New and cheaper technologies: technology advances and infrastructure investment have shifted the cost curve down, and powerful new technologies – like AI, cloud, blockchain, and advanced sensors – are not only enabling solutions to be optimised and scaled but are offering entirely new business models.
Greater consumer demand: sustainability is the new disruptor for the consumer goods segment, with consumers demanding more from brands and sustainable products starting to demonstrate higher growth rates than their non-sustainable rivals. A new class of ‘climate tech unicorns’ such as Tesla, Nest, Oatly and Impossible Foods have also emerged showcasing the viability of disruptive approaches in the consumer market that also deliver on sustainability. In the built environment, there is a similar demand and a ‘green’ angle has become a sought after edge. However, this demand has also lead to designs becoming green-washed to win projects or to attract press coverage.

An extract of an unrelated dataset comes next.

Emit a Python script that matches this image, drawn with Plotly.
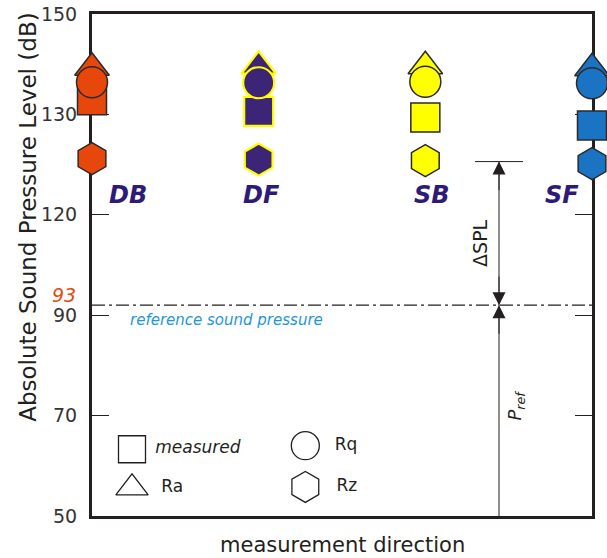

More supportive policies and regulations: with over one hundred countries committing to net zero emissions economies before 2050, we can expect to see continued and rapid strengthening of policymaking over coming years, including carbon pricing, subsidies, standards, bans and phase-outs, public finance mechanisms and green infrastructure investment.
Cities embrace green technology
For lasting change, it will take many of these factors working together. We need more than good attitudes to help shift the built environment towards a carbon-neutral future. However, the stage appears set for an uptick of green tech into a mainstream investment, the corporate landscape and the built environment in the decade ahead.
We are already seeing cities invest in bold solutions to solve climate issues that are central to the built environment. The Helsinki Energy Challenge, for example, was launched to encourage innovative, sustainable alternatives for urban heating systems, using the city of Helsinki as a testbed.
Four winning designs were chosen, among which was Carlo Ratti Associati’s Hot Heart project. Comprised of 10 floating reservoirs, the system would use seawater heat pumps to convert mainly carbon-free electrical energy from sources such as wind and solar power into heat.
The Finnish capital intends to use the winning solutions to reduce the city’s dependence on coal and biomass to meet its target of carbon neutrality by 2035. Hopefully, showing the way for other coastal cities to do the same.